Beats x Beers Festival and the Beauty of Independent Music Energy
Beats x Beers Festival 5 gave me the kind of SXSW day I always hope to stumble into.
It had music, beer, movement, and enough local texture to feel different from the more polished brand activations. There is nothing wrong with polish, but sometimes I want an event with a little grit under its nails.
That is what independent music spaces can offer when they are done well.
Independent Music Carries Its Own Temperature
Independent artists often perform with a different urgency.
They are not only entertaining the crowd. They are trying to be remembered. They are trying to earn attention in a city where attention is being pulled in every possible direction.
That effort creates a certain heat. You can feel it when an artist knows they have a small window to make the room care.
It connects to my ongoing interest in independent storytelling because artists outside the biggest systems often understand resourcefulness in their bones.
Craft Beer and Community Belong Together
The beer side of the event gave the day a social ease.
Craft beer culture can sometimes get overly precious, but at its best, it creates room for conversation. People compare flavors. They ask what someone else is drinking. They linger.
That kind of lingering is good for a music event. It helps the day breathe.
Music and beer both rely on taste, timing, and identity. People have opinions about what they like, and those opinions often become stories.
Festival Culture Is Built Between the Big Names
I know the big SXSW names matter. They bring attention, media, and momentum. However, the soul of a festival often lives between those headline moments.
It lives in the smaller stages, side events, patio conversations, and artists whose names you write down because something in their sound caught you off guard.
Beats x Beers had that kind of energy. It did not need to be the biggest event in Austin. It needed to be itself.
How to Build a Better Festival Day
My rule for festival travel is simple: mix ambition with mercy.

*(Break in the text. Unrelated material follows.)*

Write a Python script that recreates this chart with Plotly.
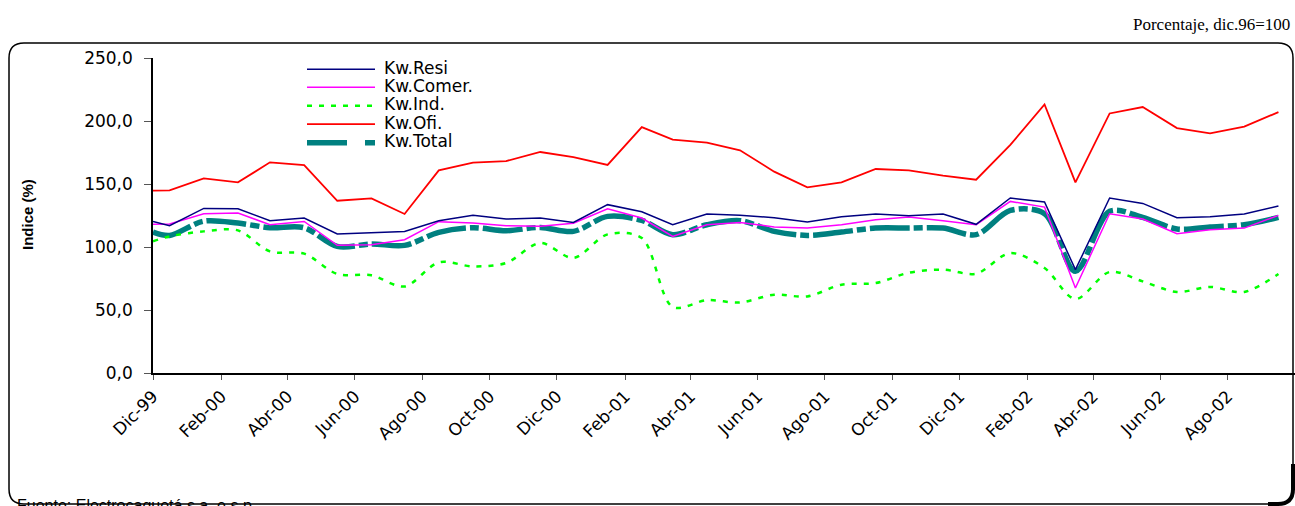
import plotly.graph_objects as go

# ---------------- data ----------------
fechas = [
    "1999-12-01", "1999-12-16",
    "2000-01-16", "2000-02-16", "2000-03-16", "2000-04-16", "2000-05-16", "2000-06-16",
    "2000-07-16", "2000-08-16", "2000-09-16", "2000-10-16", "2000-11-16", "2000-12-16",
    "2001-01-16", "2001-02-16", "2001-03-16", "2001-04-16", "2001-05-16", "2001-06-16",
    "2001-07-16", "2001-08-16", "2001-09-16", "2001-10-16", "2001-11-16", "2001-12-16",
    "2002-01-16", "2002-02-16", "2002-03-16", "2002-04-16", "2002-05-16", "2002-06-16",
    "2002-07-16", "2002-08-16", "2002-09-16",
]

kw_resi = [120.3, 116.9, 130.6, 130.4, 120.9, 123.0, 110.3, 111.6, 112.4, 120.9, 125.1, 122.2,
           123.0, 119.5, 133.6, 128.0, 117.7, 126.2, 125.1, 123.3, 119.8, 124.0, 126.2, 124.8,
           126.2, 118.0, 138.9, 135.7, 82.0, 138.9, 134.6, 123.3, 124.0, 126.2, 132.5]
kw_comer = [118.0, 118.2, 126.4, 127.0, 117.7, 120.3, 101.3, 101.8, 105.8, 120.1, 119.0, 116.9,
            116.4, 118.8, 130.4, 123.0, 108.4, 117.7, 119.5, 115.9, 115.0, 117.7, 121.7, 123.8,
            120.9, 117.7, 136.2, 131.7, 67.5, 126.4, 122.2, 110.6, 113.7, 115.0, 125.1]
kw_ind = [104.5, 108.4, 112.4, 113.2, 96.5, 94.7, 78.6, 77.5, 68.7, 87.8, 84.6, 87.3,
          103.2, 91.3, 110.0, 107.1, 52.4, 57.8, 56.0, 62.1, 60.8, 70.1, 71.4, 79.6,
          82.0, 78.8, 95.2, 83.3, 58.7, 80.2, 72.7, 64.3, 68.3, 64.3, 78.6]
kw_ofi = [144.7, 145.0, 154.5, 151.3, 167.2, 165.0, 136.7, 138.6, 126.2, 160.8, 166.9, 168.2,
          175.4, 171.4, 165.1, 195.2, 185.2, 182.8, 176.7, 159.8, 147.3, 151.3, 161.9, 160.8,
          156.6, 153.4, 181.0, 213.2, 151.3, 206.0, 211.1, 194.4, 190.2, 195.5, 207.1]
kw_total = [111.9, 109.2, 120.5, 119.0, 115.3, 115.3, 100.5, 102.4, 101.3, 111.6, 115.3, 112.9,
            115.5, 112.4, 124.3, 121.1, 109.8, 117.7, 120.9, 112.4, 109.2, 111.9, 115.0, 115.0,
            115.0, 109.8, 129.0, 126.4, 80.7, 128.3, 123.5, 114.3, 115.9, 117.7, 123.5]

tick_fechas = ["1999-12-01", "2000-02-01", "2000-04-01", "2000-06-01", "2000-08-01", "2000-10-01",
               "2000-12-01", "2001-02-01", "2001-04-01", "2001-06-01", "2001-08-01", "2001-10-01",
               "2001-12-01", "2002-02-01", "2002-04-01", "2002-06-01", "2002-08-01"]
tick_textos = ["Dic-99", "Feb-00", "Abr-00", "Jun-00", "Ago-00", "Oct-00", "Dic-00", "Feb-01",
               "Abr-01", "Jun-01", "Ago-01", "Oct-01", "Dic-01", "Feb-02", "Abr-02", "Jun-02", "Ago-02"]

# name, values, line style, legend sample dash, shape
series = [
    ("Kw.Resi", kw_resi, dict(color="#000080", width=1.5), None, "linear"),
    ("Kw.Comer.", kw_comer, dict(color="#FF00FF", width=1.5), None, "linear"),
    ("Kw.Ind.", kw_ind, dict(color="#00FF00", width=2.5, dash="5px,7px"), "5px,7px", "spline"),
    ("Kw.Ofi.", kw_ofi, dict(color="#FF0000", width=1.8), None, "linear"),
    ("Kw.Total", kw_total, dict(color="#008080", width=5.5, dash="40px,4px,9px,4px"),
     "40px,18px,10px,18px", "spline"),
]

# ---------------- layout helpers (pixel -> paper) ----------------
W, H = 1295, 506
PL, PR, PT, PB = 153, 1295, 58, 373


def px_x(px):
    return (px - PL) / (PR - PL)


def px_y(py):
    return (PB - py) / (PB - PT)


fig = go.Figure()

# Total first so the thin lines sit on top like the original
for name, vals, line, _, shape in [series[4], series[2], series[3], series[1], series[0]]:
    fig.add_trace(go.Scatter(x=fechas, y=vals, mode="lines", name=name,
                             line=dict(shape=shape, smoothing=0.9, **line), showlegend=False))

# ---------------- frame ----------------
x0, x1, y0, y1, r = 9, 1293, 43, 504, 15
pts = [("M", x0 + r, y0), ("L", x1 - r, y0), ("Q", x1, y0, x1, y0 + r), ("L", x1, y1 - r),
       ("Q", x1, y1, x1 - r, y1), ("L", x0 + r, y1), ("Q", x0, y1, x0, y1 - r), ("L", x0, y0 + r),
       ("Q", x0, y0, x0 + r, y0)]
path = ""
for p in pts:
    coords = p[1:]
    segs = [f"{px_x(coords[i]):.5f},{px_y(coords[i + 1]):.5f}" for i in range(0, len(coords), 2)]
    path += p[0] + " " + " ".join(segs) + " "
path += "Z"

shapes = [dict(type="path", path=path, xref="paper", yref="paper",
               line=dict(color="black", width=1.5), layer="above")]

corner = (f"M {px_x(x1 - 25):.5f},{px_y(y1):.5f} L {px_x(x1 - r):.5f},{px_y(y1):.5f} "
          f"Q {px_x(x1):.5f},{px_y(y1):.5f} {px_x(x1):.5f},{px_y(y1 - r):.5f} "
          f"L {px_x(x1):.5f},{px_y(y1 - 40):.5f}")
shapes.append(dict(type="path", path=corner, xref="paper", yref="paper",
                   line=dict(color="black", width=4), layer="above"))

# ---------------- manual legend ----------------
annotations = []
leg_y = [67.7, 85.7, 104.2, 122.7, 141.3]
for (name, vals, line, legdash, shape), ly in zip(series, leg_y):
    sample = dict(line)
    if legdash:
        sample["dash"] = legdash
    shapes.append(dict(type="line", xref="paper", yref="paper",
                       x0=px_x(307), x1=px_x(375), y0=px_y(ly + 1.5), y1=px_y(ly + 1.5),
                       line=sample))
    annotations.append(dict(text=name, x=px_x(382), y=px_y(ly), xref="paper", yref="paper",
                            xanchor="left", yanchor="middle", showarrow=False,
                            font=dict(family="DejaVu Sans", size=17, color="black")))

annotations += [
    dict(text="Porcentaje, dic.96=100", x=px_x(1292), y=px_y(25), xref="paper", yref="paper",
         xanchor="right", yanchor="middle", showarrow=False,
         font=dict(family="Liberation Serif", size=17, color="black")),
    dict(text="Fuente: Electrocaquetá s.a. e.s.p.", x=px_x(15), y=px_y(505), xref="paper",
         yref="paper", xanchor="left", yanchor="middle", showarrow=False,
         font=dict(family="Liberation Sans", size=16, color="black")),
    dict(text="<b>Indice (%)</b>", x=px_x(27), y=px_y(215), xref="paper", yref="paper",
         xanchor="center", yanchor="middle", textangle=-90, showarrow=False,
         font=dict(family="Liberation Sans", size=15, color="black")),
]

fig.update_layout(
    width=W, height=H,
    margin=dict(l=PL, r=W - PR, t=PT, b=H - PB),
    paper_bgcolor="white", plot_bgcolor="white",
    separators=",.",
    font=dict(family="DejaVu Sans", color="black"),
    shapes=shapes, annotations=annotations,
    xaxis=dict(type="date", range=["1999-12-01", "2002-10-01"], tickvals=tick_fechas,
               ticktext=tick_textos, tickangle=-45, tickfont=dict(size=17),
               showline=True, linecolor="black", linewidth=1.5, ticks="outside",
               ticklen=5, tickcolor="#555555", showgrid=False, zeroline=False),
    yaxis=dict(range=[0, 250], tickvals=[0, 50, 100, 150, 200, 250], tickformat=".1f",
               tickfont=dict(size=17), showline=True, linecolor="black", linewidth=1.5,
               ticks="outside", ticklen=7, tickcolor="#555555", showgrid=False,
               zeroline=False, ticklabelstandoff=8),
)

# put the figure flush with the page corner (no body margin, no scrollbars)
fig.write_html("out.html", config={"displayModeBar": False},
               post_script="document.body.style.margin='0';document.body.style.overflow='hidden';")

See the shows. Take the meetings. Say yes to a few surprises. Then drink water, sit down, and do not pretend your feet are made of stone.
If you are planning a music festival trip, I recommend looking beyond the main schedule. GetYourGuide can help you find city tours and local experiences, while Hostelworld is useful for comparing budget stays. I also keep practical festival gear in my Amazon storefront.
The Part I Want to Remember
Beats x Beers reminded me that independent culture does not need permission to matter.
It may not always have the largest stage or the biggest budget, but it often has the most honest pulse. That is why I keep showing up for spaces like this.
They remind me that creativity is still alive wherever people gather, pour something cold, turn the volume up, and make room for new voices.